The createRuntime hooks MUST be invoked by the runtime. If any createRuntime hook fails, the runtime MUST generate an error, stop the container, and continue the lifecycle at step 12.

The createContainer hooks MUST be invoked by the runtime. If any createContainer hook fails, the runtime MUST generate an error, stop the container, and continue the lifecycle at step 12.

Runtime’s start command is invoked with the unique identifier of the container.

The startContainer hooks MUST be invoked by the runtime. If any startContainer hook fails, the runtime MUST generate an error, stop the container, and continue the lifecycle at step 12.

The runtime MUST run the user-specified program, as specified by process.

The poststart hooks MUST be invoked by the runtime. If any poststart hook fails, the runtime MUST log a warning, but the remaining hooks and lifecycle continue as if the hook had succeeded.

The container process exits. This MAY happen due to erroring out, exiting, crashing or the runtime’s kill operation being invoked.

Runtime’s delete command is invoked with the unique identifier of the container.

The container MUST be destroyed by undoing the steps performed during create phase (step 2).

The poststop hooks MUST be invoked by the runtime. If any poststop hook fails, the runtime MUST log a warning, but the remaining hooks and lifecycle continue as if the hook had succeeded.

Lifecycle定义了容器从创建到退出之间的时间轴：

容器开始创建：通常为OCI规范运行时（runc）调用create命令+bundle+container id
容器运行时环境创建中：根据容器的config.json中的配置进行创建，此时用户指定程序还未运行，这一步后所有对config.json的更改均不会影响容器
prestart hooks
createRuntime hooks
createContainer hooks
容器启动：通常为OCI规范运行时（runc）调用start命令+container id
startContainer hooks
容器执行用户指定程序
poststart hooks：任何poststart钩子执行失败只会log a warning，不影响其他生命周期（操作继续执行）就好像钩子成功执行一样
容器进程退出：error、正常退出和运行时调用kill命令均会导致
容器删除：通常为OCI规范运行时（runc）调用delete命令+container id
容器摧毁：区别于容器删除，3、4、5、7的钩子执行失败除了生成一个error外，会直接跳到这一步。

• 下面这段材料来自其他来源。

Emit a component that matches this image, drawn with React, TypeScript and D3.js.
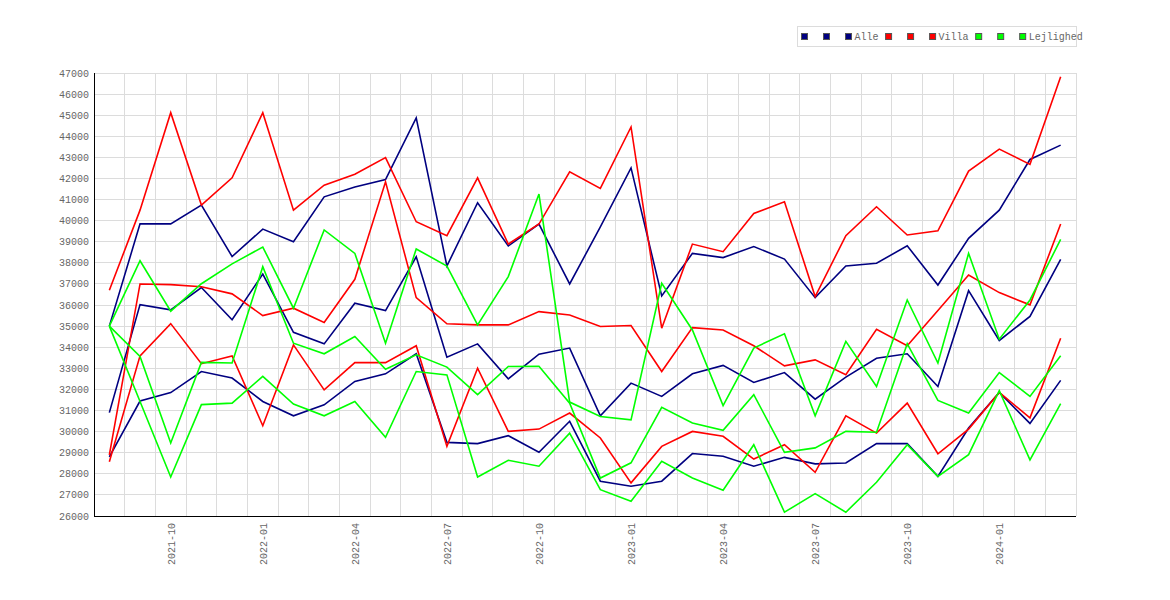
import React, { useEffect, useRef } from 'react';
import * as d3 from 'd3';

const months = [
  '2021-08', '2021-09', '2021-10', '2021-11', '2021-12', '2022-01', '2022-02', '2022-03',
  '2022-04', '2022-05', '2022-06', '2022-07', '2022-08', '2022-09', '2022-10', '2022-11',
  '2022-12', '2023-01', '2023-02', '2023-03', '2023-04', '2023-05', '2023-06', '2023-07',
  '2023-08', '2023-09', '2023-10', '2023-11', '2023-12', '2024-01', '2024-02', '2024-03',
];

const tickLabels = ['2021-10', '2022-01', '2022-04', '2022-07', '2022-10', '2023-01', '2023-04', '2023-07', '2023-10', '2024-01'];

// Alle
const alleHigh = [35000, 39850, 39850, 40740, 38300, 39600, 39000, 41130, 41600, 41950, 44870, 37850, 40850, 38800, 39840, 37000, 39700, 42500, 36430, 38450, 38250, 38770, 38180, 36350, 37850, 37980, 38810, 36950, 39160, 40500, 42900, 43580];
const alleMid = [30900, 36020, 35770, 36830, 35300, 37470, 34710, 34160, 36090, 35740, 38290, 33530, 34160, 32500, 33670, 33960, 30750, 32300, 31670, 32740, 33140, 32330, 32800, 31540, 32580, 33480, 33690, 32140, 36680, 34320, 35460, 38170];
const alleLow = [28800, 31450, 31850, 32850, 32540, 31430, 30750, 31270, 32380, 32740, 33690, 29490, 29430, 29810, 29020, 30490, 27650, 27410, 27650, 28960, 28830, 28360, 28780, 28470, 28510, 29430, 29430, 27880, 30170, 31860, 30390, 32430];

// Villa
const villaHigh = [36700, 40500, 45120, 40740, 42030, 45120, 40500, 41680, 42200, 42990, 39950, 39290, 42030, 38890, 39840, 42320, 41530, 44440, 34900, 38890, 38530, 40340, 40900, 36400, 39290, 40660, 39320, 39520, 42350, 43390, 42670, 46820];
const villaMid = [28900, 37000, 36970, 36870, 36530, 35500, 35850, 35170, 37220, 41840, 36350, 35110, 35060, 35060, 35690, 35530, 34980, 35030, 32850, 34930, 34820, 34070, 33120, 33400, 32700, 34850, 34070, 35740, 37420, 36590, 36010, 39840];
const villaLow = [28570, 33590, 35120, 33220, 33590, 30280, 34110, 31980, 33270, 33270, 34070, 29300, 33010, 30010, 30120, 30880, 29700, 27570, 29300, 30010, 29780, 28700, 29380, 28070, 30750, 29930, 31350, 28950, 30120, 31860, 30650, 34430];

// Lejlighed
const lejlHigh = [35000, 38100, 35710, 37010, 37950, 38750, 35850, 39560, 38450, 34190, 38660, 37850, 35060, 37350, 41260, 31400, 30720, 30560, 37030, 34820, 31230, 33960, 34640, 30750, 34280, 32140, 36240, 33250, 38450, 34380, 36240, 39110];
const lejlMid = [35000, 33560, 29460, 33280, 33250, 37820, 34190, 33690, 34510, 32960, 33640, 33060, 31750, 33090, 33100, 31350, 27800, 28520, 31150, 30410, 30060, 31750, 29020, 29230, 30010, 29970, 34170, 31480, 30880, 32800, 31670, 33600];
const lejlLow = [35000, 31430, 27850, 31280, 31350, 32620, 31310, 30750, 31430, 29730, 32850, 32690, 27850, 28640, 28360, 29930, 27250, 26700, 28590, 27800, 27220, 29380, 26180, 27060, 26180, 27600, 29380, 27880, 28910, 31940, 28660, 31330];

const groups = [
  { name: 'Alle', color: '#000080', series: [alleHigh, alleMid, alleLow] },
  { name: 'Villa', color: '#ff0000', series: [villaHigh, villaMid, villaLow] },
  { name: 'Lejlighed', color: '#00ff00', series: [lejlHigh, lejlMid, lejlLow] },
];

const yMin = 26000;
const yMax = 47000;

export default function App() {
  const svgRef = useRef<SVGSVGElement>(null);

  useEffect(() => {
    if (!svgRef.current) return;
    const width = 1170;
    const height = 600;
    const left = 94, right = 1076, top = 73, bottom = 516;
    const font = '"Liberation Mono", "DejaVu Sans Mono", monospace';
    const textColor = '#666';

    const svg = d3.select(svgRef.current);
    svg.selectAll('*').remove();
    svg.attr('width', width).attr('height', height);

    svg.append('rect').attr('width', width).attr('height', height).attr('fill', '#fff');

    const x = d3.scaleBand<string>().domain(months).range([left, right]).padding(0);
    const cx = (m: string) => (x(m) ?? 0) + x.bandwidth() / 2;
    const y = d3.scaleLinear().domain([yMin, yMax]).range([bottom, top]);

    // grid
    const grid = svg.append('g').attr('stroke', '#dcdcdc').attr('stroke-width', 1).attr('shape-rendering', 'crispEdges');
    grid.selectAll('line.h')
      .data(d3.range(yMin, yMax + 1, 1000))
      .join('line')
      .attr('class', 'h')
      .attr('x1', left).attr('x2', right)
      .attr('y1', d => y(d)).attr('y2', d => y(d));
    grid.selectAll('line.v')
      .data(months)
      .join('line')
      .attr('class', 'v')
      .attr('x1', d => (x(d) ?? 0) + x.bandwidth()).attr('x2', d => (x(d) ?? 0) + x.bandwidth())
      .attr('y1', top).attr('y2', bottom);

    // y tick labels
    svg.append('g')
      .selectAll('text')
      .data(d3.range(yMin, yMax + 1, 1000))
      .join('text')
      .attr('x', left - 5)
      .attr('y', d => y(d))
      .attr('dy', '0.35em')
      .attr('text-anchor', 'end')
      .attr('font-family', font)
      .attr('font-size', 10)
      .attr('fill', textColor)
      .text(d => String(d));

    // x tick labels
    svg.append('g')
      .selectAll('text')
      .data(tickLabels)
      .join('text')
      .attr('transform', d => `translate(${cx(d) + 0.5},${bottom + 7}) rotate(-90)`)
      .attr('dy', '0.35em')
      .attr('text-anchor', 'end')
      .attr('font-family', font)
      .attr('font-size', 10)
      .attr('fill', textColor)
      .text(d => d);

    // axes
    svg.append('line').attr('x1', left).attr('x2', left).attr('y1', top).attr('y2', bottom)
      .attr('stroke', '#000').attr('shape-rendering', 'crispEdges');
    svg.append('line').attr('x1', left).attr('x2', right).attr('y1', bottom).attr('y2', bottom)
      .attr('stroke', '#000').attr('shape-rendering', 'crispEdges');

    // lines
    const line = d3.line<number>()
      .x((d, i) => cx(months[i]))
      .y(d => y(d));

    groups.forEach(g => {
      g.series.forEach(s => {
        svg.append('path')
          .datum(s)
          .attr('fill', 'none')
          .attr('stroke', g.color)
          .attr('stroke-width', 1.6)
          .attr('d', line);
      });
    });

    // legend
    const legend = svg.append('g');
    legend.append('rect')
      .attr('x', 797.5).attr('y', 26.5).attr('width', 279).attr('height', 20)
      .attr('fill', '#fff').attr('stroke', '#dcdcdc');
    let lx = 801;
    groups.forEach(g => {
      for (let k = 0; k < 3; k++) {
        legend.append('rect')
          .attr('x', lx + k * 22 + 0.5).attr('y', 33.5).attr('width', 6).attr('height', 6)
          .attr('fill', g.color).attr('stroke', '#555');
      }
      const tx = lx + 44 + 9.5;
      legend.append('text')
        .attr('x', tx).attr('y', 36.5).attr('dy', '0.35em')
        .attr('font-family', font).attr('font-size', 10).attr('fill', textColor)
        .text(g.name);
      lx = tx + g.name.length * 6.02 + 6.5;
    });
  }, []);

  return (
    <svg ref={svgRef} style={{ position: 'absolute', left: 0, top: 0, display: 'block' }} />
  );
}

撤销第二步创建阶段执行的操作。
poststop hooks：执行失败后的操作和poststart一致

可以看到oci定义的容器生命周期中，如果在容器的config.json中定义了钩子，runc必须执行钩子，并且时间节点在前的钩子执行成功后才能执行下一个钩子；若有一个钩子执行失败，则会报错并摧毁容器（在容器创建后执行的钩子失败，并不会删除容器，而是启动失败）。

除了上述oci通过runc创建并启动容器的流程来对容器生命周期的描述外，docker和k8s也有各自对容器生命周期的描述（出于容器的不同状态），均符合oci规范。

Docker

Pod 的生命周期-K8s

oci hooks

结合生命周期来看。

hooks (object, OPTIONAL) ：配置与容器生命周期相关的特定操作，按顺序进行调用：

prestart (array of objects, OPTIONAL, DEPRECATED) :所有类型的钩子均有相同的键
- path (string, REQUIRED) ：绝对路径
- args (array of strings, OPTIONAL)
- env (array of strings, OPTIONAL)
- timeout (int, OPTIONAL) ：终止钩子的秒数
createRuntime (array of objects, OPTIONAL)
createContainer (array of objects, OPTIONAL)
startContainer (array of objects, OPTIONAL)
poststart (array of objects, OPTIONAL)
poststop (array of objects, OPTIONAL)

容器的状态必须通过 stdin 传递给钩子，以便它们可以根据容器的当前状态执行相应的工作。

Prestart

Prestart钩子必须作为创建操作的一部分，在运行时环境创建完成后（根据 config.json 中的配置），但在执行 pivot_root 或任何同等操作之前调用。

废弃，被后面三个钩子所取代

CreateRuntime Hooks

createRuntime钩子必须作为创建操作的一部分，在运行时环境创建完成后（根据 config.json 中的配置），但在执行 pivot_root 或任何同等操作之前调用。

在容器命名空间被创建后调用。

createRuntime 钩子的定义目前未作明确规定，钩子作者只能期望运行时创建挂载命名空间并执行挂载操作。运行时可能尚未执行其他操作，如 cgroups 和 SELinux/AppArmor 标签

CreateContainer Hooks

createContainer钩子必须作为创建操作的一部分，在运行时环境创建完成后（根据 config.json 中的配置），但在执行 pivot_root 或任何同等操作之前调用。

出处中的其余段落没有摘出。